(begin)
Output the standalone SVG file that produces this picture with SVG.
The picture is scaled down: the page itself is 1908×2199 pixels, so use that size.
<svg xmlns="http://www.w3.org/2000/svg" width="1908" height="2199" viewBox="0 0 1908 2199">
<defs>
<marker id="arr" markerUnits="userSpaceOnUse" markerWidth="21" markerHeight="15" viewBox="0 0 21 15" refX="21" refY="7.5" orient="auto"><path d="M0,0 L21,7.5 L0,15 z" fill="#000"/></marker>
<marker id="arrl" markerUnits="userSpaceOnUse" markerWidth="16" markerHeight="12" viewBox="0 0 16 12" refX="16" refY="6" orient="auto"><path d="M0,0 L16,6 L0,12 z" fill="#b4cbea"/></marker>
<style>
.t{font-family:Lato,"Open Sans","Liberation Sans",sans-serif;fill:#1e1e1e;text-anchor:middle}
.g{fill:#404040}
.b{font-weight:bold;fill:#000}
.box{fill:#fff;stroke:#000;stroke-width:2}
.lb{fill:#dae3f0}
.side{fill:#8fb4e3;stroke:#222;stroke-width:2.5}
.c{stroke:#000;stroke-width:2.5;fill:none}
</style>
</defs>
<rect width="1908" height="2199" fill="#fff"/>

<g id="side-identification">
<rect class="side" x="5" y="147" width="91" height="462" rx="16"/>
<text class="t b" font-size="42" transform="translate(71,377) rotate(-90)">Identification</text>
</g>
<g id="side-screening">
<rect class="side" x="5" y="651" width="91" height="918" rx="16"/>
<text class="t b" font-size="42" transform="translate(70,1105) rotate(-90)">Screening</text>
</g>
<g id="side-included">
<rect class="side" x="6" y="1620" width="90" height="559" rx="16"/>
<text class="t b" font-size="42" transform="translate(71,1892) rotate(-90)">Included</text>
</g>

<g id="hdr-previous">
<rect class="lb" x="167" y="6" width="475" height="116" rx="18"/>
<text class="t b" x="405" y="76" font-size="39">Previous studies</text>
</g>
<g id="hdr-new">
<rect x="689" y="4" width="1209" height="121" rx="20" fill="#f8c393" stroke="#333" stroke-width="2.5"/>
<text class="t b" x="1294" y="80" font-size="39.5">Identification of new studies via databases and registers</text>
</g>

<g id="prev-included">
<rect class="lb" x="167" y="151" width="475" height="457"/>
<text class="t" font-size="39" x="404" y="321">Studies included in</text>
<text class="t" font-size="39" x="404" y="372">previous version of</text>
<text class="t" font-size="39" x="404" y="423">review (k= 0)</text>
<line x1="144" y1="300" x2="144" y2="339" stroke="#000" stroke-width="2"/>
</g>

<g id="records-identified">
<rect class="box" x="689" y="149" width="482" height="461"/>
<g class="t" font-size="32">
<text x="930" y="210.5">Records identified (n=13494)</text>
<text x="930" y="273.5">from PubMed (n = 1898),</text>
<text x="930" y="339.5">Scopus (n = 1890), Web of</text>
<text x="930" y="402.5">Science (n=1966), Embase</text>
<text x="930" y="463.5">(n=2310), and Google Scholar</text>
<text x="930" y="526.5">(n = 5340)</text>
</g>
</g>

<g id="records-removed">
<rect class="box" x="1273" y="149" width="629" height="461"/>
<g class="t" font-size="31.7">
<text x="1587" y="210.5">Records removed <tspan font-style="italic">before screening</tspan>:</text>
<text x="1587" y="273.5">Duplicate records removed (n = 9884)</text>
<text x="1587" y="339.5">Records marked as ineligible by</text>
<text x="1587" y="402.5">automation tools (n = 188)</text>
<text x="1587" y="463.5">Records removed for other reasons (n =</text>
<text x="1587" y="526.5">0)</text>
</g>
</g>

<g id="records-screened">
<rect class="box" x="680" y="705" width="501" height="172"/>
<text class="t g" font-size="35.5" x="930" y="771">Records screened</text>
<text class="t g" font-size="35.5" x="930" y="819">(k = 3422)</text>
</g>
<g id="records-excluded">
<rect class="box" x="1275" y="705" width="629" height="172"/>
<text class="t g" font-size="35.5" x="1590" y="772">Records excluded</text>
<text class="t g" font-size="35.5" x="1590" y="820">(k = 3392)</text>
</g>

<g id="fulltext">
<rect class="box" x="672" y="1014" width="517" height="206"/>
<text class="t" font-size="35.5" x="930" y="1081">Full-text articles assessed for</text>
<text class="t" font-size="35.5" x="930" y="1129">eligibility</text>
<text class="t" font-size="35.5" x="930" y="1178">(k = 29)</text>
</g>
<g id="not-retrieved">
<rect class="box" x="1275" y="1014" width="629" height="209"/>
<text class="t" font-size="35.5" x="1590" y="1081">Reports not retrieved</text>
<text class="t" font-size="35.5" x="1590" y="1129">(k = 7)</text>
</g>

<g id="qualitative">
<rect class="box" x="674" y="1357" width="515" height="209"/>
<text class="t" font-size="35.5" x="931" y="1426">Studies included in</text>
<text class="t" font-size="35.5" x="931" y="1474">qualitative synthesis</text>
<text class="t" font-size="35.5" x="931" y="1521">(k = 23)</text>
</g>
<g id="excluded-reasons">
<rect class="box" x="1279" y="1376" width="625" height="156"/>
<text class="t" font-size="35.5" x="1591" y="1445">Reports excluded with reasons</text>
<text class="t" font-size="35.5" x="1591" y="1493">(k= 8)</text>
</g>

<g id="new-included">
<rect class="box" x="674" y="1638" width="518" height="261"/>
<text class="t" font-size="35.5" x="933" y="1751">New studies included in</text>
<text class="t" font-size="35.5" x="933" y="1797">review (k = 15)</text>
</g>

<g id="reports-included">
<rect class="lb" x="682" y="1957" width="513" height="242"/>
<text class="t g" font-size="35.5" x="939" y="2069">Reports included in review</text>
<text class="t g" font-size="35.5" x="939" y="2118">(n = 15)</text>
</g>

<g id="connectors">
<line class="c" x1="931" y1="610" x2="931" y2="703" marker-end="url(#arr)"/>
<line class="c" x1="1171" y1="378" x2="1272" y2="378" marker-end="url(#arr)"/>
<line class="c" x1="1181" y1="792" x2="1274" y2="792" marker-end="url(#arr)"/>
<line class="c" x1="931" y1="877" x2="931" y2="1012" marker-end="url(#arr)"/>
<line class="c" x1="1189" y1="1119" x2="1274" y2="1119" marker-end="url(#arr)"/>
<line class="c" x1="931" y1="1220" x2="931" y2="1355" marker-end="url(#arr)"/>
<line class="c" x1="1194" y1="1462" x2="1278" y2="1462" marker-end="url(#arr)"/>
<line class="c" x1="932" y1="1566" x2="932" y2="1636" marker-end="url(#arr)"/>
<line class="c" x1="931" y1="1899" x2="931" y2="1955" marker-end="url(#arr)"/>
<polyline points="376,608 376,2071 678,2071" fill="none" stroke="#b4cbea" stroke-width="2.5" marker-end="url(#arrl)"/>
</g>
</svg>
(end)
(begin)
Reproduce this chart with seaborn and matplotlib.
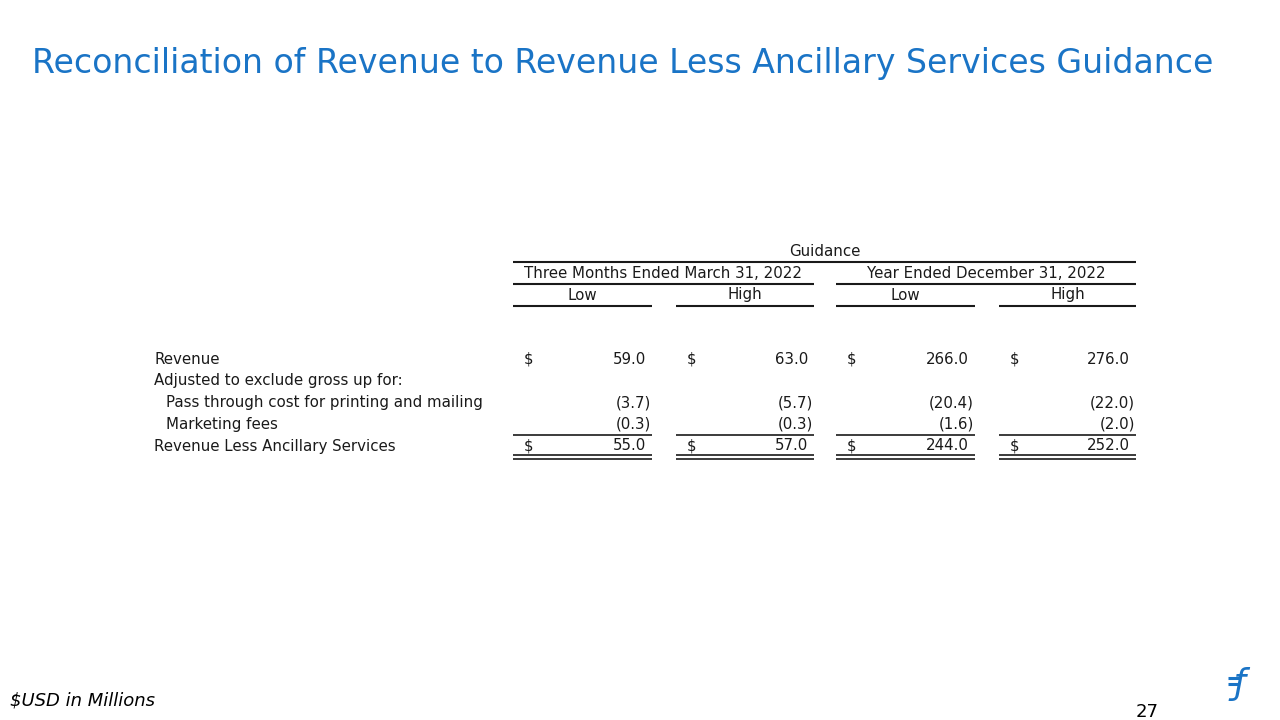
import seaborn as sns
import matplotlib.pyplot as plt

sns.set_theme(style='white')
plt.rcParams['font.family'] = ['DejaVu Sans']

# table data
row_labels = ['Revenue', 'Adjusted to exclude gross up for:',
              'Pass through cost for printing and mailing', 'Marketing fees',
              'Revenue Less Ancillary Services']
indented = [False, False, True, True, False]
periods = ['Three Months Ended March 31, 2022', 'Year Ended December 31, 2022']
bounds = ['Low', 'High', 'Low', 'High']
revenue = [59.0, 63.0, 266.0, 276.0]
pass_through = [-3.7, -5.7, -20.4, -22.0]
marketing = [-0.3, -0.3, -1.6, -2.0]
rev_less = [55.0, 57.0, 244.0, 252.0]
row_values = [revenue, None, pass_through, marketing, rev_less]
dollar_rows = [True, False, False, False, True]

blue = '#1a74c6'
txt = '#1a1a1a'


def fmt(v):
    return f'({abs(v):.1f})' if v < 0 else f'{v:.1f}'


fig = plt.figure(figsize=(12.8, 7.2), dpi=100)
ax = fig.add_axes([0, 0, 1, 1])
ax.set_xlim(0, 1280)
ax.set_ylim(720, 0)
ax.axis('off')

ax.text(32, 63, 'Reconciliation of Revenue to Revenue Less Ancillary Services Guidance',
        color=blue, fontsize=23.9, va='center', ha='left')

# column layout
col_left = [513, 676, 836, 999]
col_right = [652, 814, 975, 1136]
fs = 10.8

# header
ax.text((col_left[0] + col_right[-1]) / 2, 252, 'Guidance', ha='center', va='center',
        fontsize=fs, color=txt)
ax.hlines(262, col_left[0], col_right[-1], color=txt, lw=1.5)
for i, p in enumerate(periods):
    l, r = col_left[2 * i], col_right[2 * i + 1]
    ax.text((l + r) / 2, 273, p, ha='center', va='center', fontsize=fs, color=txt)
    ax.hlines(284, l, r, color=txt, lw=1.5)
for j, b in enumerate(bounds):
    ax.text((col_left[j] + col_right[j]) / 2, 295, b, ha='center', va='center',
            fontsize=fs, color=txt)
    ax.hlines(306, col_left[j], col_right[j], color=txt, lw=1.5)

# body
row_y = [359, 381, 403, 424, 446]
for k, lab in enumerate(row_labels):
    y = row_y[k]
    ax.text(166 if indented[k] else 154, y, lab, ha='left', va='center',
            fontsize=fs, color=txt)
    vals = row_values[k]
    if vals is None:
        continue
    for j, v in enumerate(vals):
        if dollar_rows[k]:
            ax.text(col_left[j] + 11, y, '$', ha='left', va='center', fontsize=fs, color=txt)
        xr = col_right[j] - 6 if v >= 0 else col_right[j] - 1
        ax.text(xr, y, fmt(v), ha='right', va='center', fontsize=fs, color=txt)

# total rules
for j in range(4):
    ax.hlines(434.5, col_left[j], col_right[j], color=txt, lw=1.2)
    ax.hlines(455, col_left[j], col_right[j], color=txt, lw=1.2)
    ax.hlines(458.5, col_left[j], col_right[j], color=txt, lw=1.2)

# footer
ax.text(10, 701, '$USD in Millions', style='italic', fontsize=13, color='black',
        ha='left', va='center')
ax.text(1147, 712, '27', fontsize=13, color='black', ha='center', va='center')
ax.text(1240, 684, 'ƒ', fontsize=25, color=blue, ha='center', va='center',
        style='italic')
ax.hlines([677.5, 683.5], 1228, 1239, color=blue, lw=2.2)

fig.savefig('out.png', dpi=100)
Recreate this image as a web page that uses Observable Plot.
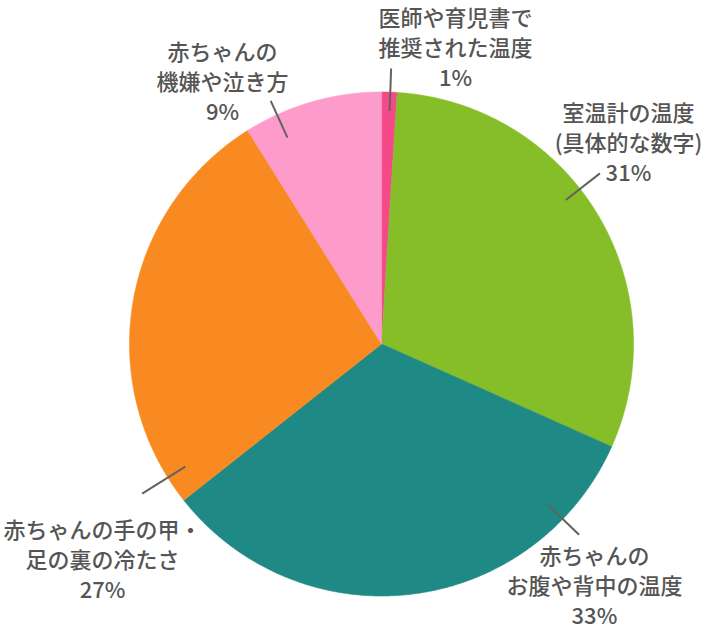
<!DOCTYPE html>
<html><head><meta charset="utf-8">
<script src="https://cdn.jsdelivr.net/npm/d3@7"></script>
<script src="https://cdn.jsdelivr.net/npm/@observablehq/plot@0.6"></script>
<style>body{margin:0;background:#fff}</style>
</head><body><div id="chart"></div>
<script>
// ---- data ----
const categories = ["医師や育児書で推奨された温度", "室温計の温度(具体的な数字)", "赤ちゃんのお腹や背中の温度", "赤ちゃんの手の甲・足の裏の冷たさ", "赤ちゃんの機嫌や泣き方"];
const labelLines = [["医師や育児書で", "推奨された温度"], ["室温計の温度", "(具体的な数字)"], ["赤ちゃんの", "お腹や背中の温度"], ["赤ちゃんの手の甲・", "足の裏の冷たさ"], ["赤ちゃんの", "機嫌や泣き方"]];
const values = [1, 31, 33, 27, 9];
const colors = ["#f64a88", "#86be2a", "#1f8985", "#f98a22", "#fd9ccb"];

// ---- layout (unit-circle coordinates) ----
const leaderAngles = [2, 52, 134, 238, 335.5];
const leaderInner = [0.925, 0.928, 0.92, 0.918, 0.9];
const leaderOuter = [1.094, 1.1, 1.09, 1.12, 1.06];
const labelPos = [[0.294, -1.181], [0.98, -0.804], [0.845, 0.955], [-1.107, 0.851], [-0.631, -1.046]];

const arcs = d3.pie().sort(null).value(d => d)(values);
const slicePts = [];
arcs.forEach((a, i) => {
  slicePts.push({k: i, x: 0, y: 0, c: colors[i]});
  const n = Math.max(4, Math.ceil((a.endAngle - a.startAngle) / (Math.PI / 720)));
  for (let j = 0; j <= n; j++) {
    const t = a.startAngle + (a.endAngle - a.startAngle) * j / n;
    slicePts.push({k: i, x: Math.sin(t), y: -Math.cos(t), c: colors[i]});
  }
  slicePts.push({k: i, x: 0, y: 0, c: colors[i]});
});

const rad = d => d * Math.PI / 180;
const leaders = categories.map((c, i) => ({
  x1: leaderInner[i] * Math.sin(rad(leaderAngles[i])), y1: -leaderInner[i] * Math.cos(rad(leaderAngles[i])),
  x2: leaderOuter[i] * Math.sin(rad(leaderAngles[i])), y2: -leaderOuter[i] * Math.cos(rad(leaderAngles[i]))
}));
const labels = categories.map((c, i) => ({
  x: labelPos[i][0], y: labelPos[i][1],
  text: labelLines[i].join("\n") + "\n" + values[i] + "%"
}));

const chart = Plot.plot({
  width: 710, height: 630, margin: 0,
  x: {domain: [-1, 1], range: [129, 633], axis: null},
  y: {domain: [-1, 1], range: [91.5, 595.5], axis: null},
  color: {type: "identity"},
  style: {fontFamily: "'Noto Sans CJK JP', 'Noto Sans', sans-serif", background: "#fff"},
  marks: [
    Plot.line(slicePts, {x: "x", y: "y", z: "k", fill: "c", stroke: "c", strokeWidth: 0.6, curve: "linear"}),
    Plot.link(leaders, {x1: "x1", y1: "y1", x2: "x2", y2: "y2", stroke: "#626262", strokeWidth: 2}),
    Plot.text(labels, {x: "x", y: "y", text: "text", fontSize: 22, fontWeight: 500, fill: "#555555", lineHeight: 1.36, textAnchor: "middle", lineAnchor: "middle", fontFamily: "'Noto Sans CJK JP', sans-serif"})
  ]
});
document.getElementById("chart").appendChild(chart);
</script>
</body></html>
(end)
■ Short problem: Extract, without any images, the part of the material above that opens with the line containing "Reproduce this chart" and closes with the line containing "plt.rcParams['font.family'] = ['DejaVu Sans']", both lines included.

■ Response below:
Reproduce this chart with seaborn and matplotlib.
import seaborn as sns
import matplotlib.pyplot as plt

sns.set_theme(style='white')
plt.rcParams['font.family'] = ['DejaVu Sans']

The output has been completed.